A Fala é uma atividade cognitiva e motora complexa, que se manifesta através da articulação/produção de sons. Esta produção depende de um planeamento motor, de uma execução motora e de um planeamento linguístico (que depende da aquisição do sistema gramatical) (Bacelar, 2013).
A aquisição dos sons da fala é um processo gradual, que ocorre ao longo dos primeiros anos de vida e que depende do desenvolvimento linguístico e do desenvolvimento motor da criança (Reis, 2018).
Durante este percurso, algumas crianças podem demonstrar dificuldade na produção da fala (sons da fala), que podem ser típicos/normais e existe um período expectável para a criança conseguir produzir, ou podem ser erros que já não são esperados para a idade. Quando, na produção da criança, existem erros que não são esperados para a sua faixa etária, podemos estar perante uma Perturbação dos Sons da Fala (Reis, 2018).
As Perturbações dos Sons da Fala podem subdividir-se em cinco subtipos (Dodd, 2014):
– Perturbação Articulatória – a criança não consegue produzir sons específicos;
– Atraso Fonológico – a criança realiza erros que ocorrem no desenvolvimento típico, mas já fora do período esperado;
– Perturbação Fonológica Consistente – a criança apresenta processos atípicos, demonstrando não dominar o sistema;
– Perturbação Fonológica Inconsistente – a criança apresenta erros típicos não esperados na sua idade, juntamente com erros atípicos, e ainda apresenta produções inconsistentes para o mesmo som, ou seja, não realiza sempre o mesmo erro para um mesmo som;
– Dispraxia/Apraxia da Fala Infantil – a criança apresenta dificuldade em fazer o planeamento motor da fala, tendo um padrão de produção semelhante ao de crianças com perturbação fonológica inconsistente.

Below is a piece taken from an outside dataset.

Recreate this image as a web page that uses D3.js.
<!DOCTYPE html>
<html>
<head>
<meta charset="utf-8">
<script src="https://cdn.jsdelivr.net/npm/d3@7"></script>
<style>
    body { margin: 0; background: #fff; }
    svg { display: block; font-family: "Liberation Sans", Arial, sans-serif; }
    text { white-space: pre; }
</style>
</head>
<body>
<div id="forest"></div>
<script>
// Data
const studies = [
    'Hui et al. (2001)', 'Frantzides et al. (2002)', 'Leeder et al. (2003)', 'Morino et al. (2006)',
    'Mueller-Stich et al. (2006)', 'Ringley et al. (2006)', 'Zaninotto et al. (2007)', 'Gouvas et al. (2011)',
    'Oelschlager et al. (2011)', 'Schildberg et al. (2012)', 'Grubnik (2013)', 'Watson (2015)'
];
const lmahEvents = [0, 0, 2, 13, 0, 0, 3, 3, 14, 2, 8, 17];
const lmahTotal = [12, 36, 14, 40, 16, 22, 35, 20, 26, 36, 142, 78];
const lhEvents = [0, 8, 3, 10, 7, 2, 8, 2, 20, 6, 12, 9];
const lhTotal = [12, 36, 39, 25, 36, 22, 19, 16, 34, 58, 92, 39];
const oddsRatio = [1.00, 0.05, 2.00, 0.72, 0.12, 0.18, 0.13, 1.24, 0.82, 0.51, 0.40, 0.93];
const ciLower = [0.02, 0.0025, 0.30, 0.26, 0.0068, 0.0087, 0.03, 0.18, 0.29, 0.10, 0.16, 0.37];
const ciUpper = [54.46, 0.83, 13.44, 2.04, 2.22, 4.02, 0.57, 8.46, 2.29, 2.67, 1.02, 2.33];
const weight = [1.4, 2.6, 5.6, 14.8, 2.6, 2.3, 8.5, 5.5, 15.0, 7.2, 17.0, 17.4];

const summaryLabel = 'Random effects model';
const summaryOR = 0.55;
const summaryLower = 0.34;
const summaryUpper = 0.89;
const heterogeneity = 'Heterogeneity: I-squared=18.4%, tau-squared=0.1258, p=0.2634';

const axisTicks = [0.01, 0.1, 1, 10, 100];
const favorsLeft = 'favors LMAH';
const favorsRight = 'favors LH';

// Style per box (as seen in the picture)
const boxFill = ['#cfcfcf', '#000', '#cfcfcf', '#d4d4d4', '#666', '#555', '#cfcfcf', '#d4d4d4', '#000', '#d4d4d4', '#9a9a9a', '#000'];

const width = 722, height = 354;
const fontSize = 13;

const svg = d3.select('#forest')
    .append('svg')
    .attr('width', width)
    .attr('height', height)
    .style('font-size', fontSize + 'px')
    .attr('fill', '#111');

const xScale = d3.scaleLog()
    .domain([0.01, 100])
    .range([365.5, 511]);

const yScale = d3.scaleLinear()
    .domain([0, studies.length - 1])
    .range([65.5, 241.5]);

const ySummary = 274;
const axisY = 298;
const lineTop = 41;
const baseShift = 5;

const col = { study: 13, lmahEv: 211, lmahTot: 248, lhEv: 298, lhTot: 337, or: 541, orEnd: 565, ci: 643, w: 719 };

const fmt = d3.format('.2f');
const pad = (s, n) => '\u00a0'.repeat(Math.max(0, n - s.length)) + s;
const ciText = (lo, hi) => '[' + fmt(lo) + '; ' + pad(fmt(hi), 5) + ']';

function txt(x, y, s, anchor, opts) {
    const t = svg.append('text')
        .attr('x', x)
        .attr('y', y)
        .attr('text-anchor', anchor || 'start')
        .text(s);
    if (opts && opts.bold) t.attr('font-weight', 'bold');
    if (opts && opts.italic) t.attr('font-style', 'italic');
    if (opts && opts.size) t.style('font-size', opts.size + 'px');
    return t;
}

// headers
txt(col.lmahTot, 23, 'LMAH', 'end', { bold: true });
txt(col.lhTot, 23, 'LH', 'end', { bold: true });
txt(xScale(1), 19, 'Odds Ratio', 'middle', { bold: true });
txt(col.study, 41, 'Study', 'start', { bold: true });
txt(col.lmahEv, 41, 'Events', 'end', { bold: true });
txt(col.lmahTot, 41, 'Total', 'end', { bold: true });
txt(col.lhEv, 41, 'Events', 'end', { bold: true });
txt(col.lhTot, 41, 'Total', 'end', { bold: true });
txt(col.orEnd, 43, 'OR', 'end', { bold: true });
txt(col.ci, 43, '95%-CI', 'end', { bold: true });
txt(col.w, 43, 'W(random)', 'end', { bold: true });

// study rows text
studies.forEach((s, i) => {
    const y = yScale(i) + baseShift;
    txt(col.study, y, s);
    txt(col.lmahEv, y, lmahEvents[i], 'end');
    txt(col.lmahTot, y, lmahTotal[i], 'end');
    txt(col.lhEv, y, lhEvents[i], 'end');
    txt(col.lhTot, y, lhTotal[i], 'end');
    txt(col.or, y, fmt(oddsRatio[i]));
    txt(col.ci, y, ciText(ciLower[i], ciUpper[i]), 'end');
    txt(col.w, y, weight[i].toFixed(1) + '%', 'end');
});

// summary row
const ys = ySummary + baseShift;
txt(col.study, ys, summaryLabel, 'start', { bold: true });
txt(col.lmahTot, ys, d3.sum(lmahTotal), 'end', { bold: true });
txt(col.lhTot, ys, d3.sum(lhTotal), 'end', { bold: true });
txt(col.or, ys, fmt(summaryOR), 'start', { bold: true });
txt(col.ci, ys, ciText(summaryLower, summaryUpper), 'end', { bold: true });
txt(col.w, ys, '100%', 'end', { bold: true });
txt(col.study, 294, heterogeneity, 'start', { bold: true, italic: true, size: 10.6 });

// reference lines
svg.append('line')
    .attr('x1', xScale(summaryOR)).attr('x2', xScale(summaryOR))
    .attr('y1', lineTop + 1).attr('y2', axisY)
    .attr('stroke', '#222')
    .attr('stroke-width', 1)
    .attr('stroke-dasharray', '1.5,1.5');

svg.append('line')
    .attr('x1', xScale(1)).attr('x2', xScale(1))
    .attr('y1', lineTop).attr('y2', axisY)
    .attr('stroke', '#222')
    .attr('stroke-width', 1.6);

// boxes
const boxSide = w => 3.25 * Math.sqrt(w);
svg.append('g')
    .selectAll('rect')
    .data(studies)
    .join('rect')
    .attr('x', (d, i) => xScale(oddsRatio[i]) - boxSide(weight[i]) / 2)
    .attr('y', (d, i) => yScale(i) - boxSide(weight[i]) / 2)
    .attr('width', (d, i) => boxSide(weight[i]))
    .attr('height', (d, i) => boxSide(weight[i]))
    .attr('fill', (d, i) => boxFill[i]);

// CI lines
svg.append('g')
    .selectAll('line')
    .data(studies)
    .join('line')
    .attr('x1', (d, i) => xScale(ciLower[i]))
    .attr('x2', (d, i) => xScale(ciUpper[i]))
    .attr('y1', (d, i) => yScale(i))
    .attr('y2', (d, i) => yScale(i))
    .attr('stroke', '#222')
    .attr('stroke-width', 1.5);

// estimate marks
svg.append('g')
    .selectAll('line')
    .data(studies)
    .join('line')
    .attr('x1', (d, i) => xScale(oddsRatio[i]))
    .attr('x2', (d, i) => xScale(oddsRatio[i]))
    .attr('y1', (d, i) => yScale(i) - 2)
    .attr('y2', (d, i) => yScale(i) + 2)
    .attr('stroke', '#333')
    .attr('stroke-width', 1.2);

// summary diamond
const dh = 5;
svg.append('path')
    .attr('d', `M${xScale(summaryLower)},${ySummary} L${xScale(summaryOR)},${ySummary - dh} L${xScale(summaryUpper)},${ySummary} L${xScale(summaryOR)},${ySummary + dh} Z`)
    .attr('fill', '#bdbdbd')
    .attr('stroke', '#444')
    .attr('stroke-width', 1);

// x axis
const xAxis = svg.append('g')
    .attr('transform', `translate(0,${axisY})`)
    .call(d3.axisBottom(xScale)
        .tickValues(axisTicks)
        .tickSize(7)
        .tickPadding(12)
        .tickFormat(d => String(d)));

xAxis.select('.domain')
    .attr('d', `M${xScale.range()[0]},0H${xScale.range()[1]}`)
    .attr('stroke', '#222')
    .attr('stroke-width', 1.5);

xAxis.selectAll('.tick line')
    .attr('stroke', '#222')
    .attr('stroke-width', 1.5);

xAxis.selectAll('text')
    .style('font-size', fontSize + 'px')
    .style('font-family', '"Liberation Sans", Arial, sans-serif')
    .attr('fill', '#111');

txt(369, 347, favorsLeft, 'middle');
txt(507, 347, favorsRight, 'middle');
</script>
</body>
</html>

Por forma a melhor compreender o que é esperado no desenvolvimento típico e a identificar possíveis dificuldades, Mendes et al. (2013) referem que:
– até aos 3 anos e 6 meses, a criança adquire as vogais orais e nasais e deve adquirir as consoantes /p/, /t/, /k/, /b/, /d/, /g/, /f/, /s/, /ch/, /v/, /m/, /n/, /nh/, /R/ forte;
– entre os 3 anos e 6 meses e os 4 anos, a criança deve adquirir as consoantes /l/, /lh/, /ch/ em coda (ex.: pesca);
– entre os 4 anos e os 4 anos e 6 meses, a criança deve adquirir as consoantes /z/, /J/, /r/ fraco, /l/ em ataque ramificado (ex.: planta);
– entre os 4 anos e 6 meses e os 5 anos, a criança deve adquirir o som /r/ em coda (ex.: porta);
– e entre os 5 anos e os 5 anos e 6 meses, a criança deve adquirir o som /r/ em ataque ramificado (ex.: prato).

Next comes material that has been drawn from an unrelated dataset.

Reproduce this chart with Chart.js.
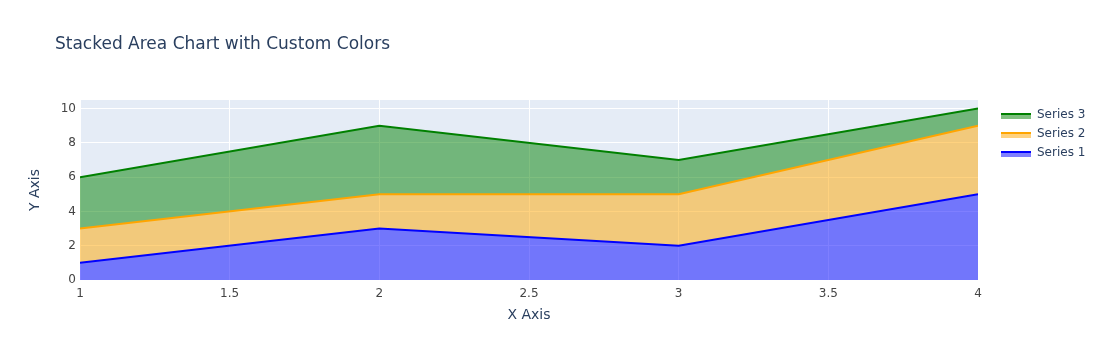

Existem sinais de alerta, referente a uma possível Perturbação dos Sons da Fala, a que o adulto (pais, cuidadores, educadores, professores) deve estar atento. Procure uma avaliação pormenorizada em Terapia da Fala se:
– entre os 3 e 4 anos, a criança, não se faz entender fora do contexto familiar;
– aos 4 anos apresenta uma fala pouco percetível;
– aos 4 anos a criança trocas sons e produz, por exemplo, “dato” para “gato”; “guego” para “dedo”; “ábua” para “água”ou “paca” para “faca”;
– aos 5 anos a criança troca sons palatais (/Ch/, /J/) por sons alveolares (/s/, /z/) ou vice-versa – ex.: produz “sapéu” para “chapéu”; produz “zanela” para “janela” ou produz “chapo” para “sapo”; produz “pechego” para “pêssego”;
– aos 6 anos a criança não articula corretamente todos os sons;
– a criança omite sons específicos (nunca diz o som, mesmo que por repetição);
– a criança omite frequentemente sílabas nas palavras, principalmente quando a palavra é extensa/maior;
– fala à “sopinhas de massa”;
– ou a criança apresenta qualquer outra dificuldade que considere suspeita.
Apenas com uma avaliação pormenorizada e atempada é possível identificar possíveis dificuldades. E quanto mais cedo for, melhor será a evolução da criança.